Where new writing finds its voice

Heather Phillipson – Faber New Poets 3

Benjamin Miller

Faber, 2009

A career in poetry, if there ever was such a thing, cannot be hurried. One need only look at the sparse output of a modern luminary like Ian Hamilton to prove the statement. Whilst there may be fast-track graduate trainee programmes for everything from the civil service to McDonald’s, poetry resists. 

There will be those, therefore, who react with immediate distaste to the four Faber New Poets, one of whom is Heather Phillipson. Funded by Arts Council England, the new initiative aims to nurture budding young poetic talent through a ‘programme of mentorship, bursary and pamphlet publication.’

However, the appellation ‘Faber New Poet’ belies Phillipson’s proven proficiency in her craft and the already verified audience for her work. The poems in this collection are not simply the callow witterings of a melancholy teenager, sent in to ‘see if they are any good’. Many of them have previously appeared in magazines and journals such as this one, the Spectator, Magma and Poetry London. On top of this, Phillipson won an Eric Gregory Award in 2008 and was awarded the Michael Donaghy Poetry Prize from Birkbeck College in 2007. She is hardly a writer who is just starting out.

Yet she is also not a writer who has fully discovered her own voice, though this is not necessarily to the detriment of her work. Most of the enduring topics are explored: love, loneliness and loss. But they are examined with a kind of cynical erudition, even in the face of copulation with coffee tables and the domestic discussion of structuralism and phenomenology. 

The sixteen poems in this pamphlet contain all of the flotsam and jetsam of everyday life in London, labradors, 0.2mm fineliners, unsalted peanut butter, Penguin rhyming dictionaries and all. In its formal flexibility, flirtation with domestic madness, and concern with the articles and minutiae of the home, Phillipson’s work is reminiscent of the 2008 Forward Prize-winning collection Sunday at the Skin Launderette, by Kathryn Simmonds. 

What is striking in the first few poems of this small volume is, in fact, the distinct lack of life. In ‘The Routine’, for example, Mrs Turner ‘choreographs the furniture’ as a reaction to the lifeless torpor of her marriage:


The underside of the coffee table is above her.
Four legs, a mahogany belly – it straddles her
On the floor, makes dimples in the pile.


Elsewhere, in ‘Ablutions’, we find a loofah being ‘synchronised’ and the poet’s relationship with a bathtub of more significance than anything else present. Human beings, other than the first person voice of the poem, seem far away; looked at ‘in profile’ or ‘across Soho Square’. 

Like Simmonds, Phillipson combines an unchallenging low lexical density with a veiled complexity in content.
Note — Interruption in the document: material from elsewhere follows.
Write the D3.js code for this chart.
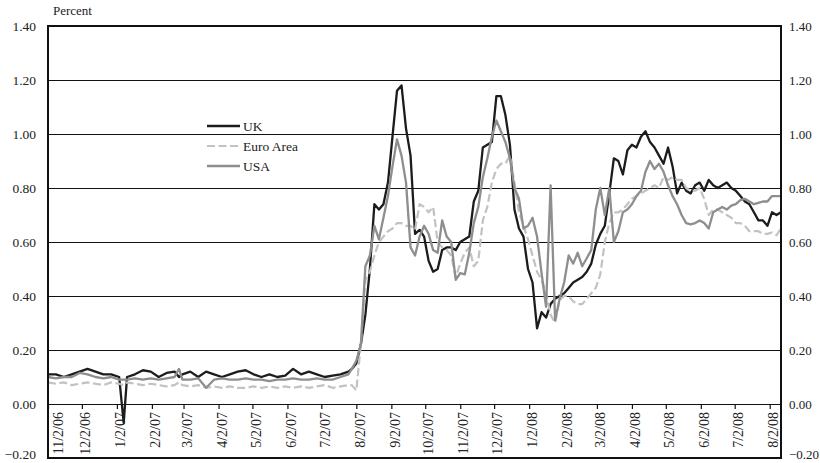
<!DOCTYPE html>
<html><head><meta charset="utf-8">
<script src="https://cdn.jsdelivr.net/npm/d3@7"></script>
<style>
html,body{margin:0;padding:0;background:#fff;}
svg text{font-family:"Liberation Serif","DejaVu Serif",serif;fill:#222;}
</style></head>
<body><svg id="c" width="820" height="463"></svg>
<script>
// ---------- DATA ----------
const dates = [
"2006-11-02","2006-11-09","2006-11-16","2006-11-23","2006-11-30","2006-12-07","2006-12-14","2006-12-21","2006-12-28","2007-01-04",
"2007-01-08","2007-01-11","2007-01-18","2007-01-25","2007-02-01","2007-02-08","2007-02-15","2007-02-22","2007-02-26","2007-03-01",
"2007-03-08","2007-03-15","2007-03-22","2007-03-29","2007-04-05","2007-04-12","2007-04-19","2007-04-26","2007-05-03","2007-05-10",
"2007-05-17","2007-05-24","2007-05-31","2007-06-07","2007-06-14","2007-06-21","2007-06-28","2007-07-05","2007-07-12","2007-07-19",
"2007-07-26",
"2007-07-29","2007-08-02","2007-08-06","2007-08-10","2007-08-14","2007-08-18","2007-08-22","2007-08-26","2007-08-30","2007-09-03",
"2007-09-07","2007-09-11","2007-09-15","2007-09-19","2007-09-23","2007-09-27","2007-10-01","2007-10-05","2007-10-09","2007-10-13",
"2007-10-17","2007-10-21","2007-10-25","2007-10-29","2007-11-02","2007-11-06","2007-11-10","2007-11-14","2007-11-18","2007-11-22",
"2007-11-26","2007-11-30","2007-12-04","2007-12-08","2007-12-12","2007-12-16","2007-12-20","2007-12-24","2007-12-28","2008-01-01",
"2008-01-05","2008-01-09","2008-01-13","2008-01-17","2008-01-21","2008-01-25","2008-01-29","2008-02-02","2008-02-06","2008-02-10",
"2008-02-14","2008-02-18","2008-02-22","2008-02-26","2008-03-01","2008-03-05","2008-03-09","2008-03-13","2008-03-17","2008-03-21",
"2008-03-25","2008-03-29","2008-04-02","2008-04-06","2008-04-10","2008-04-14","2008-04-18","2008-04-22","2008-04-26","2008-04-30",
"2008-05-04","2008-05-08","2008-05-12","2008-05-16","2008-05-20","2008-05-24","2008-05-28","2008-06-01","2008-06-05","2008-06-09",
"2008-06-13","2008-06-17","2008-06-21","2008-06-25","2008-06-29","2008-07-03","2008-07-07","2008-07-11","2008-07-15","2008-07-19",
"2008-07-23","2008-07-27","2008-07-31","2008-08-04","2008-08-08","2008-08-12"
];
const uk = [
0.11,0.11,0.10,0.11,0.12,0.13,0.12,0.11,0.11,0.10,
-0.07,0.10,0.11,0.125,0.12,0.10,0.115,0.12,0.10,0.11,
0.12,0.10,0.12,0.11,0.10,0.11,0.12,0.125,0.11,0.10,
0.11,0.10,0.105,0.13,0.11,0.12,0.11,0.10,0.105,0.11,
0.12,
0.13,0.15,0.22,0.33,0.50,0.74,0.72,0.74,0.82,0.99,
1.16,1.18,1.02,0.92,0.63,0.645,0.62,0.53,0.49,0.50,
0.57,0.58,0.58,0.57,0.60,0.61,0.62,0.75,0.79,0.95,
0.96,0.97,1.14,1.14,1.07,0.96,0.72,0.65,0.62,0.50,
0.45,0.28,0.34,0.32,0.37,0.39,0.40,0.41,0.43,0.45,
0.46,0.47,0.49,0.52,0.59,0.63,0.66,0.78,0.91,0.90,
0.85,0.94,0.96,0.95,0.99,1.01,0.97,0.95,0.92,0.89,
0.95,0.88,0.78,0.82,0.79,0.78,0.81,0.82,0.79,0.83,
0.81,0.80,0.81,0.82,0.80,0.79,0.77,0.75,0.74,0.71,
0.68,0.68,0.66,0.71,0.70,0.71
];
const euroArea = [
0.08,0.075,0.08,0.07,0.075,0.08,0.075,0.07,0.08,0.075,
0.07,0.08,0.075,0.07,0.075,0.07,0.065,0.07,0.08,0.07,
0.065,0.07,0.06,0.065,0.06,0.065,0.06,0.06,0.065,0.06,
0.065,0.06,0.065,0.06,0.065,0.06,0.065,0.07,0.06,0.065,
0.07,
0.07,0.05,0.22,0.46,0.49,0.55,0.60,0.62,0.64,0.65,
0.67,0.67,0.66,0.66,0.645,0.74,0.73,0.71,0.73,0.60,
0.58,0.57,0.55,0.47,0.52,0.56,0.58,0.51,0.53,0.68,
0.73,0.82,0.87,0.89,0.89,0.92,0.82,0.71,0.66,0.61,
0.55,0.49,0.46,0.41,0.33,0.30,0.385,0.40,0.40,0.38,
0.37,0.37,0.39,0.41,0.43,0.48,0.60,0.67,0.71,0.71,
0.72,0.74,0.76,0.77,0.78,0.79,0.80,0.81,0.80,0.84,
0.83,0.84,0.83,0.83,0.80,0.79,0.79,0.80,0.76,0.70,
0.72,0.72,0.71,0.70,0.69,0.67,0.67,0.66,0.64,0.64,
0.64,0.63,0.63,0.635,0.625,0.65
];
const usa = [
0.10,0.095,0.10,0.10,0.115,0.11,0.10,0.095,0.10,0.09,
0.09,0.09,0.095,0.09,0.095,0.09,0.095,0.10,0.13,0.09,
0.09,0.095,0.06,0.09,0.095,0.09,0.09,0.095,0.09,0.09,
0.085,0.09,0.09,0.095,0.09,0.09,0.095,0.09,0.09,0.10,
0.11,
0.13,0.16,0.22,0.51,0.55,0.66,0.61,0.69,0.77,0.88,
0.98,0.92,0.82,0.58,0.55,0.62,0.66,0.63,0.57,0.56,
0.68,0.62,0.60,0.46,0.485,0.48,0.56,0.67,0.73,0.84,
0.91,0.99,1.05,1.01,0.97,0.91,0.80,0.76,0.65,0.66,
0.69,0.62,0.485,0.36,0.81,0.31,0.39,0.45,0.55,0.52,
0.56,0.51,0.54,0.57,0.72,0.80,0.70,0.80,0.60,0.64,
0.71,0.72,0.74,0.77,0.79,0.86,0.90,0.87,0.89,0.86,
0.81,0.77,0.74,0.70,0.67,0.665,0.67,0.68,0.67,0.65,
0.71,0.72,0.73,0.72,0.735,0.74,0.755,0.76,0.75,0.74,
0.745,0.75,0.75,0.77,0.77,0.77
];
const seriesNames = ["UK", "Euro Area", "USA"];
const tickDates = ["2006-11-02","2006-12-02","2007-01-02","2007-02-02","2007-03-02","2007-04-02","2007-05-02","2007-06-02",
"2007-07-02","2007-08-02","2007-09-02","2007-10-02","2007-11-02","2007-12-02","2008-01-02","2008-02-02","2008-03-02",
"2008-04-02","2008-05-02","2008-06-02","2008-07-02","2008-08-02"];
const yTicks = [-0.20,0.00,0.20,0.40,0.60,0.80,1.00,1.20,1.40];
const xDomain = ["2006-11-02","2008-08-12"];
const yLabel = "Percent";

// ---------- CHART ----------
const parse = d3.timeParse("%Y-%m-%d");
const fmt = d3.timeFormat("%-m/%-d/%y");
const L = 48, R = 781, T = 26, B = 458;
const svg = d3.select("#c");
const x = d3.scaleTime().domain(xDomain.map(parse)).range([L, R]);
const y = d3.scaleLinear().domain([-0.2, 1.4]).range([B, T]);

// gridlines
svg.append("g").selectAll("line").data(yTicks.filter(v => v > -0.2 && v < 1.4)).join("line")
  .attr("x1", L).attr("x2", R).attr("y1", d => y(d)).attr("y2", d => y(d))
  .attr("stroke", "#111").attr("stroke-width", 1).attr("shape-rendering", "crispEdges");

// y labels left & right
const yf = d3.format(".2f");
const yDy = d => (d <= -0.2 ? "0.05em" : "0.35em");
svg.append("g").selectAll("text").data(yTicks).join("text")
  .attr("x", 36).attr("y", d => y(d)).attr("dy", yDy).attr("text-anchor", "end")
  .style("font-size", "13.5px").text(d => yf(d));
svg.append("g").selectAll("text").data(yTicks).join("text")
  .attr("x", 789).attr("y", d => y(d)).attr("dy", yDy).attr("text-anchor", "start")
  .style("font-size", "13px").text(d => yf(d));

// x axis at zero
const xAxis = d3.axisBottom(x).tickValues(tickDates.map(parse)).tickFormat(fmt).tickSize(5).tickPadding(0);
const gx = svg.append("g").attr("transform", `translate(0,${y(0)})`).call(xAxis);
gx.select(".domain").remove();
gx.selectAll(".tick line").attr("stroke", "#111").attr("stroke-width", 1.2);
gx.selectAll(".tick text")
  .attr("transform", "rotate(-90)")
  .attr("x", -8).attr("y", 0).attr("dy", (d, i) => i === 0 ? "1.0em" : "0.55em")
  .attr("text-anchor", "end")
  .style("font-size", "14px").style("font-family", "'Liberation Serif',serif").attr("fill", "#222");

// lines
const pts = arr => arr.map((v, i) => ({ d: parse(dates[i]), v }));
const line = d3.line().x(p => x(p.d)).y(p => y(p.v));
const styles = [
  { data: uk, color: "#1c1c1c", w: 2.3, dash: null },
  { data: euroArea, color: "#c2c2c2", w: 2.2, dash: "8,3.5" },
  { data: usa, color: "#8e8e8e", w: 2.3, dash: null }
];
const gl = svg.append("g");
styles.forEach(s => {
  gl.append("path").datum(pts(s.data)).attr("d", line)
    .attr("fill", "none").attr("stroke", s.color).attr("stroke-width", s.w)
    .attr("stroke-linejoin", "round")
    .attr("stroke-dasharray", s.dash);
});

// frame
svg.append("rect").attr("x", L).attr("y", T).attr("width", R - L).attr("height", B - T)
  .attr("fill", "none").attr("stroke", "#111").attr("stroke-width", 2);

// y label
svg.append("text").attr("x", 53).attr("y", 15).style("font-size", "13px").text(yLabel);

// legend
const lg = svg.append("g");
const legY = [126, 146, 166];
styles.forEach((s, i) => {
  lg.append("line").attr("x1", 207).attr("x2", 240).attr("y1", legY[i]).attr("y2", legY[i])
    .attr("stroke", s.color).attr("stroke-width", s.w).attr("stroke-dasharray", s.dash);
  lg.append("text").attr("x", 243).attr("y", legY[i]).attr("dy", "0.35em")
    .style("font-size", "13.5px").text(seriesNames[i]);
});
</script></body></html>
As the pamphlet progresses, a stated awareness of the ‘romantic fictions’ we live spurs her on to discuss the opposite sex more directly, though one gets the sense that the reader is always on the ignorant side of a euphemism or innuendo: ‘Women distribute plastic cutlery in the night’ and ‘Men are cutting up the road outside my window, swearing at the sun’. Denied a crucial piece of private information or some shared knowledge, allusive depth is suggested to the reader but never clarified. 

The pamphlet, at times, might also be compared with the work of Wendy Cope. The pessimistic and self-deprecating humour in the opening lines of ‘Devoted, Hopelessly’ recalls Cope’s ‘Another Unfortunate Choice’. Compare ‘I think I am in love with AE Housman’, with:


The only men it’s safe for me to love are dead – 
O’Hara, Stevens, Berryman. They send me to my desk,
Or down the road to get black grapes, fit, and ideas.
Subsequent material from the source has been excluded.